GIVEN INSTRUCTION »
Go through the material below and report how many lines contain "this". Give only the number.

DATA LISTING »
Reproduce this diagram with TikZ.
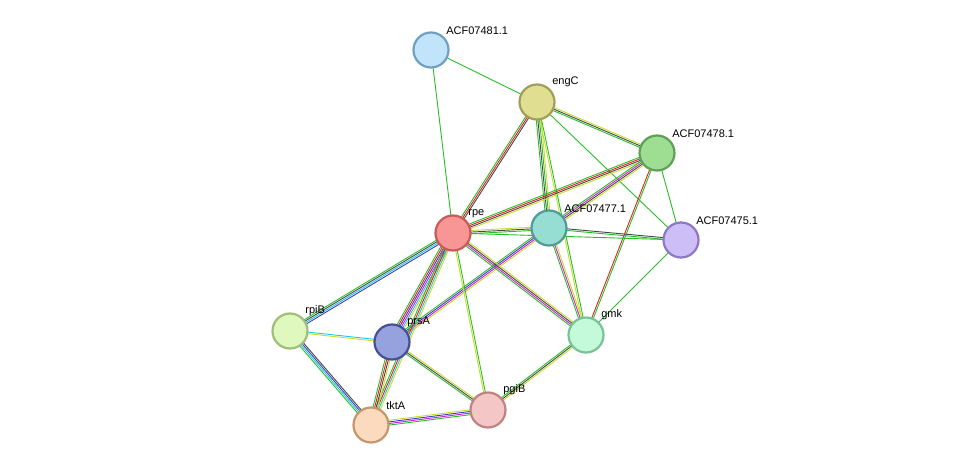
\documentclass[tikz,border=0pt]{standalone}
\usepackage{fontspec}
\setmainfont{Liberation Sans}
\usetikzlibrary{calc}
\definecolor{cnb}{RGB}{40,190,40}
\definecolor{cfu}{RGB}{230,30,30}
\definecolor{cco}{RGB}{60,60,200}
\definecolor{cex}{RGB}{210,30,210}
\definecolor{cdb}{RGB}{30,200,220}
\definecolor{ctm}{RGB}{200,220,40}
\definecolor{cce}{RGB}{70,70,70}
\tikzset{
  prot/.style={circle,minimum size=35pt,inner sep=0,line width=2.2pt},
  lab/.style={anchor=south west,font=\fontsize{11}{13}\selectfont,inner sep=1pt}
}
\newcommand\edge[3]{%
  \foreach \c [count=\i] in {#3} {\xdef\nc{\i}}%
  \foreach \c [count=\i] in {#3} {%
    \pgfmathsetmacro\off{(\i-1-(\nc-1)/2)*1.6}%
    \draw[\c,line width=0.9pt] ($(#1.center)!\off pt!90:(#2.center)$) -- ($(#2.center)!\off pt!-90:(#1.center)$);}}
\begin{document}
\begin{tikzpicture}[x=1pt,y=-1pt]
\useasboundingbox (0,0) rectangle (975,470);
\coordinate (n81) at (431,50);
\coordinate (engC) at (537,102);
\coordinate (n78) at (657,153);
\coordinate (n75) at (681,240);
\coordinate (rpe) at (453,233);
\coordinate (n77) at (549,228);
\coordinate (rpiB) at (290,331);
\coordinate (prsA) at (392,342);
\coordinate (gmk) at (586,335);
\coordinate (tktA) at (371,425);
\coordinate (pgiB) at (488,410);
% edges
\edge{n81}{engC}{cnb}
\edge{n81}{rpe}{cnb}
\edge{engC}{rpe}{cnb,cfu,cce}
\edge{engC}{n78}{cnb,cce,ctm}
\edge{engC}{n77}{cnb,cce,cnb,ctm}
\edge{engC}{gmk}{ctm,cnb}
\edge{engC}{n75}{cnb}
\edge{n78}{rpe}{cnb,cfu,cce,ctm}
\edge{n78}{n77}{cnb,cex,cce,ctm}
\edge{n78}{n75}{cnb}
\edge{n78}{gmk}{cfu,cnb}
\edge{n75}{gmk}{cnb}
\edge{rpe}{n75}{cnb}
\edge{rpe}{n77}{cnb,cce,ctm}
\edge{n77}{n75}{cnb,cce}
\edge{n77}{gmk}{cnb,cex,ctm}
\edge{n77}{prsA}{cnb,cco,cex,ctm}
\edge{rpe}{rpiB}{cnb,cce,cdb,cco}
\edge{rpe}{prsA}{cnb,cfu,cco,cex,cdb,ctm}
\edge{rpe}{tktA}{cnb,cfu,cdb,ctm}
\edge{rpe}{pgiB}{ctm,cnb}
\edge{rpe}{gmk}{cnb,cex,cce,ctm}
\edge{gmk}{pgiB}{cnb,cce,ctm}
\edge{rpiB}{prsA}{ctm,cdb}
\edge{rpiB}{tktA}{cnb,cdb,cco,cce}
\edge{prsA}{tktA}{cnb,cfu,cce,ctm}
\edge{prsA}{pgiB}{cnb,cce,ctm}
\edge{tktA}{pgiB}{cnb,cex,cco,ctm}
% nodes
\node[prot,fill={rgb,255:red,194;green,228;blue,250},draw={rgb,255:red,110;green,160;blue,195}] (a) at (n81) {};
\node[prot,fill={rgb,255:red,224;green,222;blue,145},draw={rgb,255:red,160;green,158;blue,90}] (b) at (engC) {};
\node[prot,fill={rgb,255:red,158;green,222;blue,146},draw={rgb,255:red,95;green,160;blue,85}] (c) at (n78) {};
\node[prot,fill={rgb,255:red,205;green,190;blue,248},draw={rgb,255:red,140;green,120;blue,195}] (d) at (n75) {};
\node[prot,fill={rgb,255:red,248;green,150;blue,150},draw={rgb,255:red,200;green,90;blue,90}] (e) at (rpe) {};
\node[prot,fill={rgb,255:red,150;green,222;blue,212},draw={rgb,255:red,80;green,155;blue,150}] (f) at (n77) {};
\node[prot,fill={rgb,255:red,222;green,248;blue,190},draw={rgb,255:red,160;green,190;blue,120}] (g) at (rpiB) {};
\node[prot,fill={rgb,255:red,150;green,162;blue,222},draw={rgb,255:red,70;green,80;blue,150}] (h) at (prsA) {};
\node[prot,fill={rgb,255:red,196;green,250;blue,218},draw={rgb,255:red,120;green,195;blue,150}] (i) at (gmk) {};
\node[prot,fill={rgb,255:red,252;green,218;blue,190},draw={rgb,255:red,195;green,150;blue,110}] (j) at (tktA) {};
\node[prot,fill={rgb,255:red,245;green,198;blue,198},draw={rgb,255:red,190;green,130;blue,130}] (k) at (pgiB) {};
% labels
\node[lab] at ([xshift=1pt,yshift=1pt]a.north east) {ACF07481.1};
\node[lab] at ([xshift=1pt,yshift=1pt]b.north east) {engC};
\node[lab] at ([xshift=1pt,yshift=1pt]c.north east) {ACF07478.1};
\node[lab] at ([xshift=1pt,yshift=1pt]d.north east) {ACF07475.1};
\node[lab] at ([xshift=1pt,yshift=1pt]e.north east) {rpe};
\node[lab] at ([xshift=1pt,yshift=1pt]f.north east) {ACF07477.1};
\node[lab] at ([xshift=1pt,yshift=1pt]g.north east) {rpiB};
\node[lab] at ([xshift=1pt,yshift=1pt]h.north east) {prsA};
\node[lab] at ([xshift=1pt,yshift=1pt]i.north east) {gmk};
\node[lab] at ([xshift=1pt,yshift=1pt]j.north east) {tktA};
\node[lab] at ([xshift=1pt,yshift=1pt]k.north east) {pgiB};
\end{tikzpicture}
\end{document}
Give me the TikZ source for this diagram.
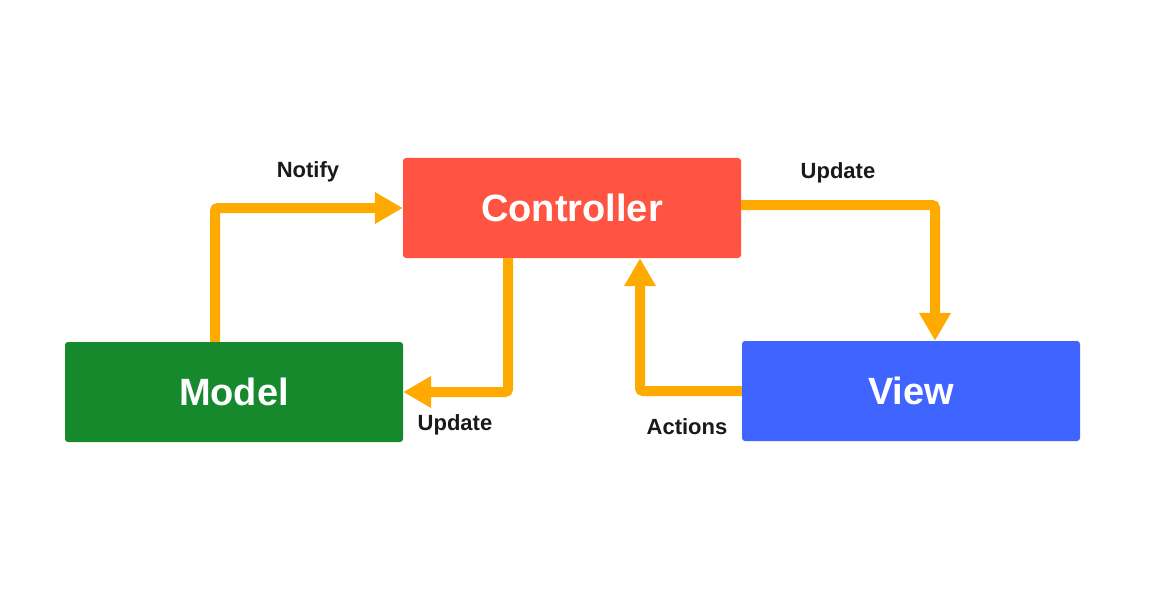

THE COMPLETED TASK »
2